* [WHAT YOU HAVE TO DO]: Both the line containing "What matplotlib code" and the line containing "0.32, 0.19, 0.09, 0.06]" are part of the range to copy, along with every line between them. Copy it exactly and leave out the pictures.

Entries with chart source code:
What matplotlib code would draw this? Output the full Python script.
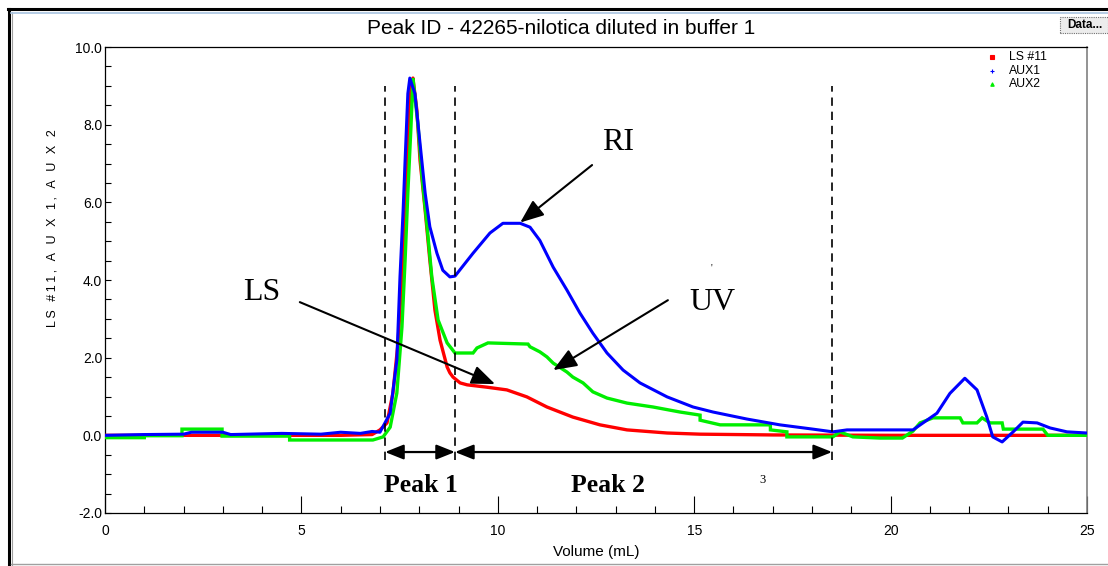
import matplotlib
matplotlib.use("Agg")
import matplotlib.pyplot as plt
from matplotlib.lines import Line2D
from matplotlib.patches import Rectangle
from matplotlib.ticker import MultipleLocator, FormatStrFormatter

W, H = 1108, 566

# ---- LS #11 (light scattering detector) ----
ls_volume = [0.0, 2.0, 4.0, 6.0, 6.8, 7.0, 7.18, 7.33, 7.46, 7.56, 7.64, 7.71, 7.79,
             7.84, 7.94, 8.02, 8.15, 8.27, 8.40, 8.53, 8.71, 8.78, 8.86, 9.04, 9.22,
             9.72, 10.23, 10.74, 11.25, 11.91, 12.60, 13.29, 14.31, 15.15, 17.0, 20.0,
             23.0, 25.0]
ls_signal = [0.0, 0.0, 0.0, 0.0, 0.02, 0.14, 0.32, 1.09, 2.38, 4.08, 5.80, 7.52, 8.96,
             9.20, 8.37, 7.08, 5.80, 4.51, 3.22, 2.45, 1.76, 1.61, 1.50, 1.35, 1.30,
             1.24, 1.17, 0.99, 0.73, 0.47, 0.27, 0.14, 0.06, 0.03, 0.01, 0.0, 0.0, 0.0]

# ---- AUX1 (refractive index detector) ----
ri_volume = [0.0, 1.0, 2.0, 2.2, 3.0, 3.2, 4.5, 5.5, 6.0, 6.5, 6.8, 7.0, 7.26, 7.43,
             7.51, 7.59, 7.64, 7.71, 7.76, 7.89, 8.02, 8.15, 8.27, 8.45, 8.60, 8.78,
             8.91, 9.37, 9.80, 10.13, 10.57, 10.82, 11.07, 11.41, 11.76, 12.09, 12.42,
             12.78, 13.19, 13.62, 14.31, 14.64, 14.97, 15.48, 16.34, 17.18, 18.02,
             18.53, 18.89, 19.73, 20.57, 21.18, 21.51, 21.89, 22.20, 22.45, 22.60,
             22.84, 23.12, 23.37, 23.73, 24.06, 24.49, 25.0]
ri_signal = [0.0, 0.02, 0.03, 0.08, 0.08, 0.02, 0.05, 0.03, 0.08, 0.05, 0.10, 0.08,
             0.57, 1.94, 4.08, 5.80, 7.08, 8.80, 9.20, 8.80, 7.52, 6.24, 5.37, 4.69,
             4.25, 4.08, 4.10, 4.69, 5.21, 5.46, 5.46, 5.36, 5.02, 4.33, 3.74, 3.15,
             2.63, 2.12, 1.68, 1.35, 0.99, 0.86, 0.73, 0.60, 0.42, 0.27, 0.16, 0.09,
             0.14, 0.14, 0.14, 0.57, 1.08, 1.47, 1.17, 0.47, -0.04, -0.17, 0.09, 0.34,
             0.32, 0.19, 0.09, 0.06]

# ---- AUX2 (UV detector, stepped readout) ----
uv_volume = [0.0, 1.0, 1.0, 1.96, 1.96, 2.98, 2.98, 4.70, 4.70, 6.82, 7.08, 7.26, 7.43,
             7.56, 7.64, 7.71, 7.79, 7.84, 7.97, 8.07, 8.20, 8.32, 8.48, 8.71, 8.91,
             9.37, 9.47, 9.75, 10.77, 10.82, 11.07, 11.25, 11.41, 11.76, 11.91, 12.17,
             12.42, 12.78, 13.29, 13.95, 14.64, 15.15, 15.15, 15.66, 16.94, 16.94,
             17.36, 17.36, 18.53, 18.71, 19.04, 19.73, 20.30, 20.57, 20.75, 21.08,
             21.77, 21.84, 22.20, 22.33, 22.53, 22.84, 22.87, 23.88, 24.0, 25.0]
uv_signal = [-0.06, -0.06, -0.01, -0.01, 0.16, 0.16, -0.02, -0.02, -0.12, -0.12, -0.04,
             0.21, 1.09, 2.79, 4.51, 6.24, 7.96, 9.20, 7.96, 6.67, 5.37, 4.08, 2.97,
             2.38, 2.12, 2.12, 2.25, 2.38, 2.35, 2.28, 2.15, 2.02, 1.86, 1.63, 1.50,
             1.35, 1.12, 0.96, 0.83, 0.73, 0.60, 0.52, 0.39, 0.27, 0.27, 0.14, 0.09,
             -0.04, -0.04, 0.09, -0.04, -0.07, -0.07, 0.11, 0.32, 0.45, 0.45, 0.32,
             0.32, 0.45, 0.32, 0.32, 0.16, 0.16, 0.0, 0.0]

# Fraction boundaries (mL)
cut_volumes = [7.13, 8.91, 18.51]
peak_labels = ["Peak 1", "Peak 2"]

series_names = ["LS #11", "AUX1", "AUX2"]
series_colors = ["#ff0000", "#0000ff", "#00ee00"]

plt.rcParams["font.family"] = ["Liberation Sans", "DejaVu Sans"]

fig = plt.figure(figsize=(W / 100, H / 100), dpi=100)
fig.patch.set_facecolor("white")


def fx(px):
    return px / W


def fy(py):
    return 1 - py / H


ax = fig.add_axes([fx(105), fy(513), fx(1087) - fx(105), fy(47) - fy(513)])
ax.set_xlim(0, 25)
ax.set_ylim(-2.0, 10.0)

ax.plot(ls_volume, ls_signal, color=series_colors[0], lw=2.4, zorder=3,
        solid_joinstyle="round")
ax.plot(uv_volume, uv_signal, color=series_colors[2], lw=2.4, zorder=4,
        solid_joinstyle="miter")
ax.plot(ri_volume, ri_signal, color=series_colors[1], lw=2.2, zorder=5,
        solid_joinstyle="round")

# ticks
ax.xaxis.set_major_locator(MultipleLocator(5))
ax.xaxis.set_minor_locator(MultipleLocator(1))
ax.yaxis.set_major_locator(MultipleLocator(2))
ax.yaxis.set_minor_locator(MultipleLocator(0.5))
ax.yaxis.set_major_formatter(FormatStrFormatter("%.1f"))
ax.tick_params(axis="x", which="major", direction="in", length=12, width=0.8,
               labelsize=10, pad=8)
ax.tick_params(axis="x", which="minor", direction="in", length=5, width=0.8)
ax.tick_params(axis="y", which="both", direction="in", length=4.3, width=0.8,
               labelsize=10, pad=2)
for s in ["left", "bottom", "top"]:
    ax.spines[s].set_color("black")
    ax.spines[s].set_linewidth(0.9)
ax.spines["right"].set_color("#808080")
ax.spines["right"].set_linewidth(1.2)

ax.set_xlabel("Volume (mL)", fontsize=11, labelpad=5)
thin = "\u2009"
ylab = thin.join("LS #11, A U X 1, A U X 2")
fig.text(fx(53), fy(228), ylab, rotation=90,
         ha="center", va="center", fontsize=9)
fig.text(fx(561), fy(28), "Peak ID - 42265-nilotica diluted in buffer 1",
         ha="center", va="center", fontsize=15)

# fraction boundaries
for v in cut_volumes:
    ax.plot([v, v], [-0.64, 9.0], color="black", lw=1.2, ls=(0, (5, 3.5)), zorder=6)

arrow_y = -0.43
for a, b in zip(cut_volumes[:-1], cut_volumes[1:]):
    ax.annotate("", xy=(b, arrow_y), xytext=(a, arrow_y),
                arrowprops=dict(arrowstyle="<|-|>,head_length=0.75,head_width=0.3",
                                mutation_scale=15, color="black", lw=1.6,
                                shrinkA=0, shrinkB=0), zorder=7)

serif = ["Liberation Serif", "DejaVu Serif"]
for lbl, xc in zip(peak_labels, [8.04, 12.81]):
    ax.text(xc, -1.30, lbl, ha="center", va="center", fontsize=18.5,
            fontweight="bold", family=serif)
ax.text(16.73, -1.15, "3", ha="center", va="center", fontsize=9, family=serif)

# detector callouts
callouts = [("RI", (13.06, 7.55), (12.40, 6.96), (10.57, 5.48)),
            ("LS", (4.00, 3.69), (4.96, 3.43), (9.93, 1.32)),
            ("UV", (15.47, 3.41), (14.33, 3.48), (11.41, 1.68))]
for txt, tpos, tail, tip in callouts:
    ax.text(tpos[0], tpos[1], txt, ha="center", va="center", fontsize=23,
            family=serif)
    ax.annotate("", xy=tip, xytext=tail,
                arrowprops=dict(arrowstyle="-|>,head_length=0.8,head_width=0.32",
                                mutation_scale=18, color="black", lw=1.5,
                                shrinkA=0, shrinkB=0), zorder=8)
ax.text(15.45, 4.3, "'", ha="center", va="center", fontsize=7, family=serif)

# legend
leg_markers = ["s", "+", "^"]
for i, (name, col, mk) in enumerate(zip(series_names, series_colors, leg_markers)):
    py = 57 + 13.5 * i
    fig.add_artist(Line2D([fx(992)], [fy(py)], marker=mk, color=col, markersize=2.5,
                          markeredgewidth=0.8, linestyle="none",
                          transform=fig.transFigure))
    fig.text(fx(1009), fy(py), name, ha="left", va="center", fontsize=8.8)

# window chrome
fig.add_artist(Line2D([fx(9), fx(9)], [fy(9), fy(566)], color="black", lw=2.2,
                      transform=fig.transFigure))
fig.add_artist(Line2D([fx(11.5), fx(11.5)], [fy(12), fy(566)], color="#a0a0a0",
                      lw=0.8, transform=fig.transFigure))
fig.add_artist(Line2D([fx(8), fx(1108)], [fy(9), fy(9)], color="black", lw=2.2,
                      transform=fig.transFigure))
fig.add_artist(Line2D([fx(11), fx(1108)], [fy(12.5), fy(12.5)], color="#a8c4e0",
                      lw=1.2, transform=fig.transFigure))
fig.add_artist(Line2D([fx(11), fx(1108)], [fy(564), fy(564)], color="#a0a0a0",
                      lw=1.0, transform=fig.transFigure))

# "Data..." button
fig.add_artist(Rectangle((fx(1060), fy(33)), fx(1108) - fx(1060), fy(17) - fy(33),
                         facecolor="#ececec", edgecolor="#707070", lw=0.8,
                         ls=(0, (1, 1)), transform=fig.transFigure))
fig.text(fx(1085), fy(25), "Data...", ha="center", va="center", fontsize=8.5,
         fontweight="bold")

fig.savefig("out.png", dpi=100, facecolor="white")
==
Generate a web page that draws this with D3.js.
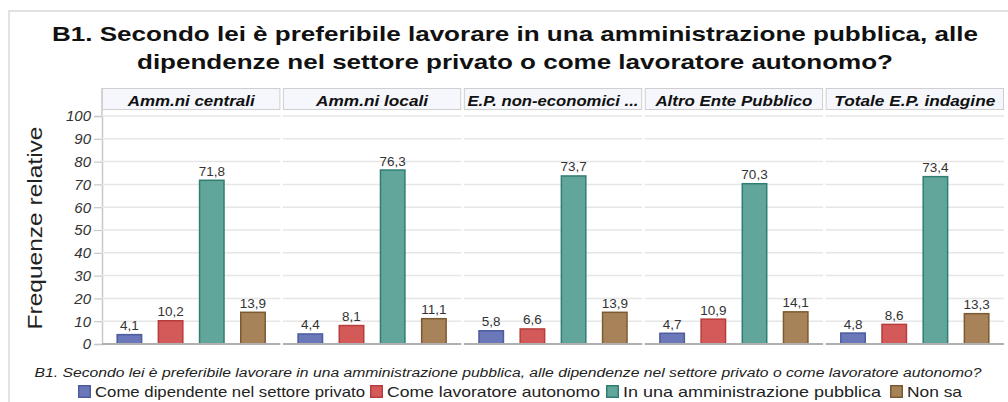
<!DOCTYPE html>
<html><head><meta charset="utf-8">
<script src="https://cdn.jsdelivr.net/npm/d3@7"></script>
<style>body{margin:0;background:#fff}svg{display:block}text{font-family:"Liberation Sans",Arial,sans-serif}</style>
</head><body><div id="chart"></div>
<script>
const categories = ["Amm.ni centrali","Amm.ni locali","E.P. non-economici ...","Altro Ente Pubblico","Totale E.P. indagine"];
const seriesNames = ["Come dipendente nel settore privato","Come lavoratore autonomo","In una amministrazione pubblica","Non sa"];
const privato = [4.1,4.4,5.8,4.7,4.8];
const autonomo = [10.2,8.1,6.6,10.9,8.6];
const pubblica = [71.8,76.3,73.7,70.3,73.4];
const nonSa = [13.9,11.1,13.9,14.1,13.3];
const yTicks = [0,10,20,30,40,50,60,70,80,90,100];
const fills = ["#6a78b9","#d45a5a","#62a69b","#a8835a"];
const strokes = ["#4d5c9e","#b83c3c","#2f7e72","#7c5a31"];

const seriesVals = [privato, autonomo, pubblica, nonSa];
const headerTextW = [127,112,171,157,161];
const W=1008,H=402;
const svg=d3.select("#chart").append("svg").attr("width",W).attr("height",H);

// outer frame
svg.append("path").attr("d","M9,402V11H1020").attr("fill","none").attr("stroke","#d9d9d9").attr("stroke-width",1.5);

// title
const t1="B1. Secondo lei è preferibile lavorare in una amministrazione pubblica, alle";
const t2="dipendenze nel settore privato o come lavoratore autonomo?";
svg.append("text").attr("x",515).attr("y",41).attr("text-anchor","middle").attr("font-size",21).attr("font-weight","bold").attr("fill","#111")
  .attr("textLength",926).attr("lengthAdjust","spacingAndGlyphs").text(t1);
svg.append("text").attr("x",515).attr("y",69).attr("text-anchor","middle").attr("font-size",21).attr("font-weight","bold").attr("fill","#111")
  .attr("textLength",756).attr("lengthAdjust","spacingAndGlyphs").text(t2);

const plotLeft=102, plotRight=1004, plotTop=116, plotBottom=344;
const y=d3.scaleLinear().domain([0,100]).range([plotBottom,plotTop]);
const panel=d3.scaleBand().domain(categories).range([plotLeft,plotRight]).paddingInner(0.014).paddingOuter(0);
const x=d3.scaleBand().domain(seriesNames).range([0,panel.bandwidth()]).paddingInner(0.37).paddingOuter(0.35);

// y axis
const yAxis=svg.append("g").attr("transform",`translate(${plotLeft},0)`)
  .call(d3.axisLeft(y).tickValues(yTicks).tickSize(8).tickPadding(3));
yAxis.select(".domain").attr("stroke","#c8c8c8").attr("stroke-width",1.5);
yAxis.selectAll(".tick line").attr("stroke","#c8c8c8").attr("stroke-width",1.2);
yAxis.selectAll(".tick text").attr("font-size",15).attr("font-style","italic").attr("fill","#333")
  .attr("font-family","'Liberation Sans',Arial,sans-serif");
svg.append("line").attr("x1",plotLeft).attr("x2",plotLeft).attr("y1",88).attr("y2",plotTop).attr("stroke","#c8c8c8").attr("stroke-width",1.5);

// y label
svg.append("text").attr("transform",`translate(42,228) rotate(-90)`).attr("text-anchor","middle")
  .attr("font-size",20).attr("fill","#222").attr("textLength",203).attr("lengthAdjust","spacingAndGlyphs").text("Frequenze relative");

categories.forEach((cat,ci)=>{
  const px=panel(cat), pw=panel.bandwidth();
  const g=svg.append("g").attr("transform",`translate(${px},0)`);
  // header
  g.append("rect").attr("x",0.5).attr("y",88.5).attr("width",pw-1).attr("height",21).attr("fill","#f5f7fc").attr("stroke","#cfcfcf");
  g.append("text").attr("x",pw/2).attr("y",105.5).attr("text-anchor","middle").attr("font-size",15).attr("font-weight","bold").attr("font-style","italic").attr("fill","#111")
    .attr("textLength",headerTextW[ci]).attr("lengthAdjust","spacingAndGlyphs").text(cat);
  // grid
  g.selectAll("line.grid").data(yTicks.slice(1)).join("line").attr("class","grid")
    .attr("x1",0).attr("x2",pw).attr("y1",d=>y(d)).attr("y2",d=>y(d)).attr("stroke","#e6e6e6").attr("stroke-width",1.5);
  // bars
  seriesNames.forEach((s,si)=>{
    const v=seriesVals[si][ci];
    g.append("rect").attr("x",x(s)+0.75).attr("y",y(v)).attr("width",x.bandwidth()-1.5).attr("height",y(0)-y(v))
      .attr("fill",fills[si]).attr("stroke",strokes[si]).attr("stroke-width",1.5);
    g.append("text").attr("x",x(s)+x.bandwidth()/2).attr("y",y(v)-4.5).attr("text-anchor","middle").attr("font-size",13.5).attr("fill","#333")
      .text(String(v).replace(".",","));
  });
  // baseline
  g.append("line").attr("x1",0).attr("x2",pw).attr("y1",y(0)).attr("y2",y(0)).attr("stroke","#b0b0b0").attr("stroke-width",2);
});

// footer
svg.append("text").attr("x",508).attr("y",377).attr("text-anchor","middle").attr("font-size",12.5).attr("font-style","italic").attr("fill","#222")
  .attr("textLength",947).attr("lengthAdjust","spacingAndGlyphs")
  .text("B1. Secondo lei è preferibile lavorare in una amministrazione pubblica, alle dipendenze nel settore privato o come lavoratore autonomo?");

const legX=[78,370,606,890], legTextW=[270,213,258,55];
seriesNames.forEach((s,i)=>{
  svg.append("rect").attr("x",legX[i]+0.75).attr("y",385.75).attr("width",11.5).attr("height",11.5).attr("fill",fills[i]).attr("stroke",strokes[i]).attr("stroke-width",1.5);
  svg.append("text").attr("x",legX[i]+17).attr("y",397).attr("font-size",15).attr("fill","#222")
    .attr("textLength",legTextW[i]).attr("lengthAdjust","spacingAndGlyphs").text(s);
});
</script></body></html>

* [ANSWER TO THIS EXERCISE]:
What matplotlib code would draw this? Output the full Python script.
import matplotlib
matplotlib.use("Agg")
import matplotlib.pyplot as plt
from matplotlib.lines import Line2D
from matplotlib.patches import Rectangle
from matplotlib.ticker import MultipleLocator, FormatStrFormatter

W, H = 1108, 566

# ---- LS #11 (light scattering detector) ----
ls_volume = [0.0, 2.0, 4.0, 6.0, 6.8, 7.0, 7.18, 7.33, 7.46, 7.56, 7.64, 7.71, 7.79,
             7.84, 7.94, 8.02, 8.15, 8.27, 8.40, 8.53, 8.71, 8.78, 8.86, 9.04, 9.22,
             9.72, 10.23, 10.74, 11.25, 11.91, 12.60, 13.29, 14.31, 15.15, 17.0, 20.0,
             23.0, 25.0]
ls_signal = [0.0, 0.0, 0.0, 0.0, 0.02, 0.14, 0.32, 1.09, 2.38, 4.08, 5.80, 7.52, 8.96,
             9.20, 8.37, 7.08, 5.80, 4.51, 3.22, 2.45, 1.76, 1.61, 1.50, 1.35, 1.30,
             1.24, 1.17, 0.99, 0.73, 0.47, 0.27, 0.14, 0.06, 0.03, 0.01, 0.0, 0.0, 0.0]

# ---- AUX1 (refractive index detector) ----
ri_volume = [0.0, 1.0, 2.0, 2.2, 3.0, 3.2, 4.5, 5.5, 6.0, 6.5, 6.8, 7.0, 7.26, 7.43,
             7.51, 7.59, 7.64, 7.71, 7.76, 7.89, 8.02, 8.15, 8.27, 8.45, 8.60, 8.78,
             8.91, 9.37, 9.80, 10.13, 10.57, 10.82, 11.07, 11.41, 11.76, 12.09, 12.42,
             12.78, 13.19, 13.62, 14.31, 14.64, 14.97, 15.48, 16.34, 17.18, 18.02,
             18.53, 18.89, 19.73, 20.57, 21.18, 21.51, 21.89, 22.20, 22.45, 22.60,
             22.84, 23.12, 23.37, 23.73, 24.06, 24.49, 25.0]
ri_signal = [0.0, 0.02, 0.03, 0.08, 0.08, 0.02, 0.05, 0.03, 0.08, 0.05, 0.10, 0.08,
             0.57, 1.94, 4.08, 5.80, 7.08, 8.80, 9.20, 8.80, 7.52, 6.24, 5.37, 4.69,
             4.25, 4.08, 4.10, 4.69, 5.21, 5.46, 5.46, 5.36, 5.02, 4.33, 3.74, 3.15,
             2.63, 2.12, 1.68, 1.35, 0.99, 0.86, 0.73, 0.60, 0.42, 0.27, 0.16, 0.09,
             0.14, 0.14, 0.14, 0.57, 1.08, 1.47, 1.17, 0.47, -0.04, -0.17, 0.09, 0.34,
             0.32, 0.19, 0.09, 0.06]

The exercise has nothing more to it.